(Plotting code records)

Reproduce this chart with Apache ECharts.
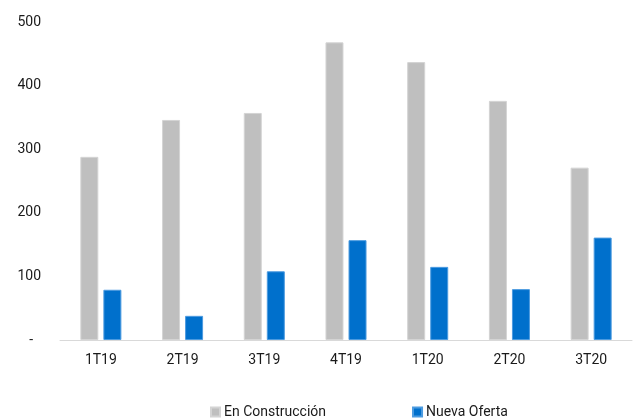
<!DOCTYPE html>
<html>
<head>
<meta charset="utf-8">
<script src="https://cdn.jsdelivr.net/npm/echarts@6/dist/echarts.min.js"></script>
<style>
  html, body { margin: 0; padding: 0; background: #fff; }
  #chart { width: 641px; height: 418px; }
</style>
</head>
<body>
<div id="chart"></div>
<script>
var categories = ['1T19', '2T19', '3T19', '4T19', '1T20', '2T20', '3T20'];
var enConstruccion = [288, 346, 357, 468, 437, 376, 271];
var nuevaOferta = [79, 38, 108, 157, 115, 80, 161];

var dom = document.getElementById('chart');
var myChart = echarts.init(dom);
var option = {
    animation: false,
    textStyle: { fontFamily: 'Roboto', color: '#1a1a1a' },
    grid: { left: 60, right: 9, top: 22, bottom: 78 },
    legend: {
        top: 400,
        left: 205,
        itemWidth: 9,
        itemHeight: 9,
        itemGap: 86,
        icon: 'rect',
        textStyle: { fontSize: 14, color: '#1a1a1a', padding: [0, 0, 0, -1] },
        data: ['En Construcción', 'Nueva Oferta']
    },
    xAxis: {
        type: 'category',
        data: categories,
        axisLine: { lineStyle: { color: '#d9d9d9', width: 1 } },
        axisTick: { show: false },
        axisLabel: { fontSize: 14, color: '#1a1a1a', margin: 13 }
    },
    yAxis: {
        type: 'value',
        min: 0,
        max: 500,
        interval: 100,
        splitLine: { show: false },
        axisLine: { show: false },
        axisTick: { show: false },
        axisLabel: {
            fontSize: 14,
            color: '#1a1a1a',
            margin: 19,
            formatter: function (v) {
                return v === 0 ? '{d|-}' : String(v);
            },
            rich: { d: { fontSize: 14, color: '#1a1a1a', padding: [0, 8, 0, 0] } }
        }
    },
    series: [
        {
            name: 'En Construcción',
            type: 'bar',
            data: enConstruccion,
            barWidth: 18,
            barGap: '28%',
            itemStyle: { color: '#bfbfbf', borderColor: '#d4d4d4', borderWidth: 1 }
        },
        {
            name: 'Nueva Oferta',
            type: 'bar',
            data: nuevaOferta,
            barWidth: 18,
            itemStyle: { color: '#0070cc', borderColor: '#4c9be0', borderWidth: 1 }
        }
    ]
};
myChart.setOption(option);
</script>
</body>
</html>
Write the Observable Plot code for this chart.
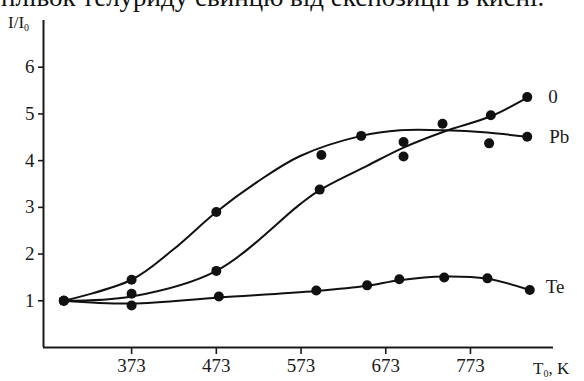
<!DOCTYPE html>
<html><head><meta charset="utf-8">
<script src="https://cdn.jsdelivr.net/npm/d3@7"></script>
<script src="https://cdn.jsdelivr.net/npm/@observablehq/plot@0.6"></script>
<style>body{margin:0;background:#fff;} svg{display:block;}</style>
</head><body><div id="chart"></div>
<script>
// Measured points
const tempPb = [293, 373, 473, 597, 644, 694, 795, 840];
const valPb  = [1.0, 1.45, 2.9, 4.12, 4.53, 4.40, 4.37, 4.51];
const temp0  = [293, 373, 473, 595, 694, 740, 797, 840];
const val0   = [1.0, 1.15, 1.64, 3.38, 4.09, 4.79, 4.97, 5.36];
const tempTe = [293, 373, 476, 591, 651, 689, 742, 793, 843];
const valTe  = [1.0, 0.9, 1.09, 1.22, 1.33, 1.46, 1.50, 1.48, 1.23];
// Smooth fitted curves (nodes)
const curvePbT = [293, 373, 421, 473, 521, 572, 644, 690, 743, 793, 840];
const curvePbV = [1.0, 1.45, 2.08, 2.9, 3.54, 4.10, 4.53, 4.65, 4.65, 4.60, 4.51];
const curve0T  = [293, 373, 473, 572, 595, 651, 694, 743, 797, 840];
const curve0V  = [1.0, 1.09, 1.64, 3.07, 3.37, 3.89, 4.28, 4.63, 4.95, 5.35];
const curveTeT = [293, 373, 476, 591, 651, 689, 742, 793, 843];
const curveTeV = [1.0, 0.94, 1.07, 1.21, 1.32, 1.44, 1.52, 1.47, 1.23];
const xTicks = [373, 473, 573, 673, 773];
const yTicks = [1, 2, 3, 4, 5, 6];
const seriesNames = ["0", "Pb", "Te"];
const titleText = "плівок телуриду свинцю від експозиції в кисні.";

const zip = (t, v, s) => t.map((d, i) => ({T: d, v: v[i], s}));
const points = [...zip(temp0, val0, "0"), ...zip(tempPb, valPb, "Pb"), ...zip(tempTe, valTe, "Te")];
const curves = [...zip(curve0T, curve0V, "0"), ...zip(curvePbT, curvePbV, "Pb"), ...zip(curveTeT, curveTeV, "Te")];
const labelData = [
  {T: temp0[temp0.length-1], v: val0[val0.length-1], s: seriesNames[0], dx: 21, dy: 0},
  {T: tempPb[tempPb.length-1], v: valPb[valPb.length-1], s: seriesNames[1], dx: 22, dy: 0},
  {T: tempTe[tempTe.length-1], v: valTe[valTe.length-1], s: seriesNames[2], dx: 16, dy: -3}
];

const font = "'Liberation Serif', 'Times New Roman', serif";
const chart = Plot.plot({
  width: 584, height: 381,
  marginLeft: 43, marginRight: 31, marginTop: 20, marginBottom: 34,
  style: {fontFamily: font, fontSize: "19px", color: "#1a1a1a", background: "#fff"},
  x: {domain: [269, 871]},
  y: {domain: [0, 7]},
  marks: [
    Plot.axisX({ticks: xTicks, tickSize: 7, tickPadding: 4, label: null, tickFormat: d => String(d), strokeWidth: 1.6}),
    Plot.axisY({ticks: yTicks, tickSize: 5, tickPadding: 4, label: null, tickFormat: d => String(d), strokeWidth: 1.6}),
    Plot.ruleY([0], {stroke: "#1a1a1a", strokeWidth: 2}),
    Plot.ruleX([269], {y1: 0, y2: 7, stroke: "#1a1a1a", strokeWidth: 2}),
    Plot.line(curves, {x: "T", y: "v", z: "s", curve: "catmull-rom", stroke: "#111", strokeWidth: 2}),
    Plot.dot(points, {x: "T", y: "v", r: 5, fill: "#111", stroke: "none"}),
    ...labelData.map(d => Plot.text([d], {x: "T", y: "v", text: "s", dx: d.dx, dy: d.dy, textAnchor: "start", fontSize: 19, fill: "#1a1a1a"}))
  ]
});
const svg = d3.select(chart);
svg.append("text").attr("x", 1).attr("y", 6).attr("text-anchor", "start").attr("font-family", font).attr("font-size", 27).attr("fill", "#111").text(titleText);
const yl = svg.append("text").attr("x", 8).attr("y", 28).attr("text-anchor", "start").attr("font-family", font).attr("font-size", 17).attr("fill", "#1a1a1a");
yl.append("tspan").text("I/I");
yl.append("tspan").attr("font-size", 10).attr("dy", 3).text("0");
const xl = svg.append("text").attr("x", 533).attr("y", 374).attr("text-anchor", "start").attr("font-family", font).attr("font-size", 17).attr("fill", "#1a1a1a");
xl.append("tspan").text("T");
xl.append("tspan").attr("font-size", 10).attr("dy", 3).text("0");
xl.append("tspan").attr("dy", -3).text(", K");
document.getElementById("chart").appendChild(chart);
</script>
</body></html>
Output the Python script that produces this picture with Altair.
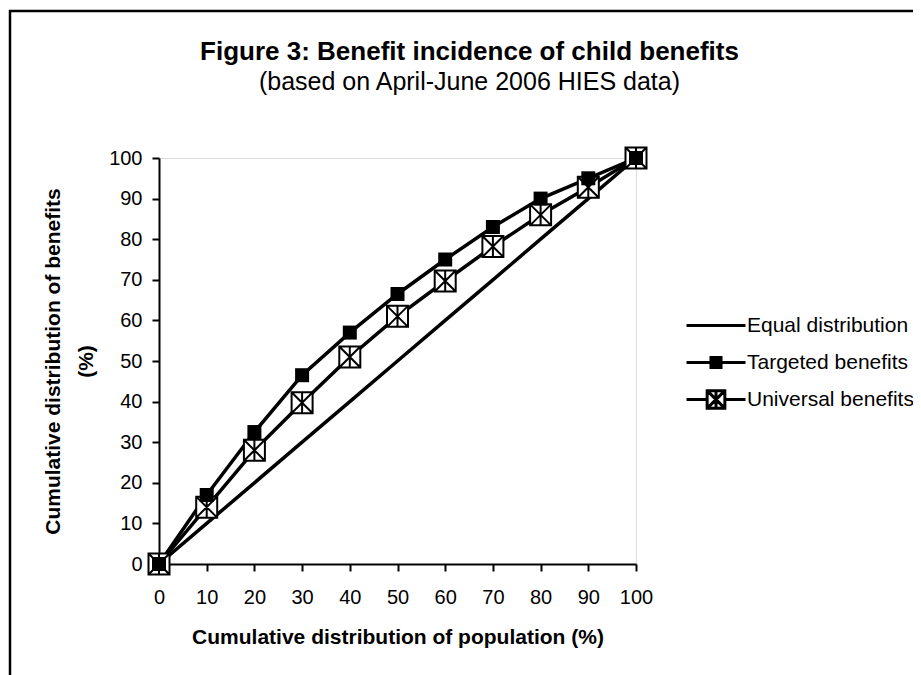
import altair as alt
import pandas as pd

population = [0, 10, 20, 30, 40, 50, 60, 70, 80, 90, 100]
equal = [0, 10, 20, 30, 40, 50, 60, 70, 80, 90, 100]
targeted = [0, 17, 32.5, 46.5, 57, 66.5, 75, 83, 90, 95, 100]
universal = [0, 14, 28, 39.7, 51, 61, 69.7, 78.2, 86, 92.8, 100]
series_names = ["Equal distribution", "Targeted benefits", "Universal benefits"]
x_ticks = [0, 10, 20, 30, 40, 50, 60, 70, 80, 90, 100]
y_ticks = [0, 10, 20, 30, 40, 50, 60, 70, 80, 90, 100]

rows = []
for name, vals in zip(series_names, [equal, targeted, universal]):
    for p, v in zip(population, vals):
        rows.append({"pop": p, "val": v, "series": name})
df = pd.DataFrame(rows)

FONT = "Liberation Sans"

# Custom legend / marker paths
P_EQUAL = "M-1,0H1"
P_TARGET = "M-1,0H1M-0.17,-0.17H0.17V0.17H-0.17Z"
P_UNIV = ("M-1,0H-0.3M0.3,0H1M-0.3,-0.3H0.3V0.3H-0.3Z"
          "M-0.3,-0.3L0.3,0.3M0.3,-0.3L-0.3,0.3M0,-0.3V0.3")
P_UNIV_MARK = "M-1,-1H1V1H-1ZM-1,-1L1,1M1,-1L-1,1M0,-1V1"

xenc = alt.X("pop:Q", scale=alt.Scale(domain=[0, 100], nice=False),
             axis=alt.Axis(values=x_ticks, title="Cumulative distribution of population (%)",
                           grid=False, domainColor="black", domainWidth=2,
                           tickColor="black", tickWidth=2, tickSize=7,
                           labelFontSize=20, labelFont=FONT, labelColor="black",
                           labelPadding=16, titleFontSize=21, titleFont=FONT,
                           titleFontWeight="bold", titleColor="black", titlePadding=19,
                           labelFlush=False))
yenc = alt.Y("val:Q", scale=alt.Scale(domain=[0, 100], nice=False),
             axis=alt.Axis(values=y_ticks, title=["Cumulative distribution of benefits", "(%)"],
                           grid=False, domainColor="black", domainWidth=2,
                           tickColor="black", tickWidth=2, tickSize=7,
                           labelFontSize=20, labelFont=FONT, labelColor="black",
                           labelPadding=10, titleFontSize=21, titleFont=FONT,
                           titleFontWeight="bold", titleColor="black",
                           titleAngle=270, titleLineHeight=33, titleBaseline="middle",
                           titleAlign="center", titleX=-106, titleY=203,
                           labelFlush=False))

frame = alt.Chart(pd.DataFrame({"a": [0]})).mark_rect(
    fill=None, stroke="black", strokeWidth=2.5
).encode(x=alt.value(-149), y=alt.value(-147), x2=alt.value(3000), y2=alt.value(3000))

lines = alt.Chart(df).mark_line(color="black", strokeWidth=3.5).encode(
    x=xenc, y=yenc, detail="series:N"
)

tpts = alt.Chart(df[df.series == "Targeted benefits"]).mark_point(
    shape="square", filled=True, color="black", size=196, opacity=1
).encode(x="pop:Q", y="val:Q")

upts = alt.Chart(df[df.series == "Universal benefits"]).mark_point(
    shape=P_UNIV_MARK, fill="white", stroke="black", strokeWidth=2, size=441, opacity=1,
    filled=False
).encode(x="pop:Q", y="val:Q")

leg = alt.Legend(title=None, orient="none", legendX=526, legendY=149,
                 symbolSize=3481, symbolStrokeWidth=3,
                 symbolOpacity=1, labelFontSize=21, labelFont=FONT, labelColor="black",
                 labelOffset=0, labelLimit=400, clipHeight=37, rowPadding=0, padding=0)

legend_layer = alt.Chart(df).mark_point(filled=False, opacity=0).encode(
    x="pop:Q", y="val:Q",
    shape=alt.Shape("series:N", scale=alt.Scale(domain=series_names,
                                                range=[P_EQUAL, P_TARGET, P_UNIV]),
                    legend=leg),
    fill=alt.Fill("series:N", scale=alt.Scale(domain=series_names,
                                              range=["black", "black", "white"]),
                  legend=leg),
    stroke=alt.Stroke("series:N", scale=alt.Scale(domain=series_names,
                                                  range=["black", "black", "black"]),
                      legend=leg),
)

chart = alt.layer(frame, lines, upts, tpts, legend_layer).properties(
    width=477, height=406,
    autosize=alt.AutoSizeParams(type="none"),
    padding={"left": 151, "top": 150, "right": 277, "bottom": 111},
    title=alt.TitleParams(
        text="Figure 3: Benefit incidence of child benefits",
        subtitle="(based on April-June 2006 HIES data)",
        font=FONT, subtitleFont=FONT, fontSize=26, subtitleFontSize=25,
        fontWeight="bold", color="black", subtitleColor="black",
        anchor="middle", dx=72, offset=-85, subtitlePadding=5,
    ),
).configure_view(stroke="#808080", strokeWidth=2).configure(background="white")

chart.save("out.html", embed_options={"renderer": "svg", "actions": False})
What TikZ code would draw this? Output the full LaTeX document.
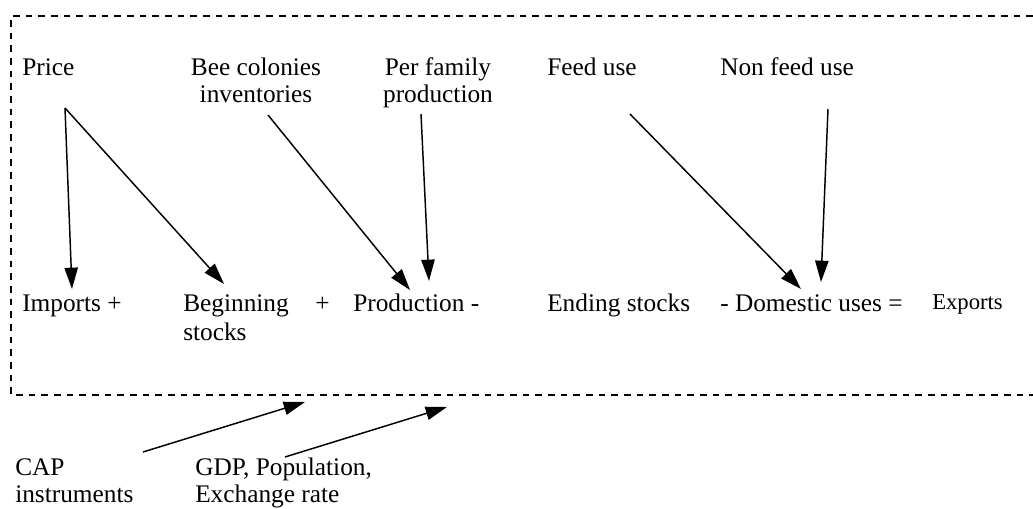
\documentclass[tikz,border=0pt]{standalone}
\usepackage{fontspec}
\setmainfont{Liberation Serif}
\usetikzlibrary{arrows.meta}
\begin{document}
\begin{tikzpicture}[x=0.75pt,y=-0.75pt,
  lbl/.style={inner sep=0pt, anchor=base west, font=\fontsize{19}{21}\selectfont},
  lblc/.style={inner sep=0pt, anchor=base, align=center, font=\fontsize{19}{20.25}\selectfont},
  lbll/.style={inner sep=0pt, anchor=base west, align=left, font=\fontsize{19}{21.75}\selectfont},
  lblb/.style={inner sep=0pt, anchor=base west, align=left, font=\fontsize{19}{20.25}\selectfont},
  arr/.style={line width=1.1pt, -{Triangle[length=16pt,width=10pt]}},
  frame/.style={line width=0.8pt, dash pattern=on 5pt off 4.5pt}]
\useasboundingbox (0,0) rectangle (1033,509);
% frame
\draw[frame] (1033,16) -- (11,16) -- (11,395) -- (1033,395);
% top row
\node[lbl] (price) at (22,76) {Price};
\node[lblc] (bee) at (256,103) {Bee colonies\\inventories};
\node[lblc] (perfam) at (438,103) {Per family\\production};
\node[lbl] (feed) at (547,76) {Feed use};
\node[lbl] (nonfeed) at (720,76) {Non feed use};
% equation row
\node[lbl] (imports) at (22,312) {Imports +};
\node[lbll] (begin) at (183,341) {Beginning\\stocks};
\node[lbl] (plus) at (315,312) {+};
\node[lbl] (prod) at (353,312) {Production -};
\node[lbl] (ending) at (547,312) {Ending stocks};
\node[lbl] (dom) at (720,312) {- Domestic uses =};
\node[inner sep=0pt, anchor=base west, font=\fontsize{17}{19}\selectfont] (exp) at (932,310) {Exports};
% bottom
\node[lblb] (cap) at (15,503) {CAP\\instruments};
\node[lblb] (gdp) at (195,503) {GDP, Population,\\Exchange rate};
% connector end points
\coordinate (price-o) at (65,108);
\coordinate (imports-i) at (72,289);
\coordinate (begin-i) at (224,284);
\coordinate (bee-o) at (268,115);
\coordinate (prod-i1) at (410,290);
\coordinate (perfam-o) at (421,114);
\coordinate (prod-i2) at (429,281);
\coordinate (feed-o) at (630,114);
\coordinate (dom-i1) at (801,289);
\coordinate (nonfeed-o) at (828,109);
\coordinate (dom-i2) at (821,282);
\coordinate (cap-o) at (143,452);
\coordinate (frame-i1) at (305,402);
\coordinate (gdp-o) at (285,457);
\coordinate (frame-i2) at (447,407);
% connectors
\draw[arr] (price-o) -- (imports-i);
\draw[arr] (price-o) -- (begin-i);
\draw[arr] (bee-o) -- (prod-i1);
\draw[arr] (perfam-o) -- (prod-i2);
\draw[arr] (feed-o) -- (dom-i1);
\draw[arr] (nonfeed-o) -- (dom-i2);
\draw[arr] (cap-o) -- (frame-i1);
\draw[arr] (gdp-o) -- (frame-i2);
\end{tikzpicture}
\end{document}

Given problem — Only the lines from the start of the records through the line containing "var nuevaOferta = [79, 38, 108, 157, 115, 80, 161];" should be repeated, word for word, with the pictures left out.

Result of this task —
Reproduce this chart with Apache ECharts.
<!DOCTYPE html>
<html>
<head>
<meta charset="utf-8">
<script src="https://cdn.jsdelivr.net/npm/echarts@6/dist/echarts.min.js"></script>
<style>
  html, body { margin: 0; padding: 0; background: #fff; }
  #chart { width: 641px; height: 418px; }
</style>
</head>
<body>
<div id="chart"></div>
<script>
var categories = ['1T19', '2T19', '3T19', '4T19', '1T20', '2T20', '3T20'];
var enConstruccion = [288, 346, 357, 468, 437, 376, 271];
var nuevaOferta = [79, 38, 108, 157, 115, 80, 161];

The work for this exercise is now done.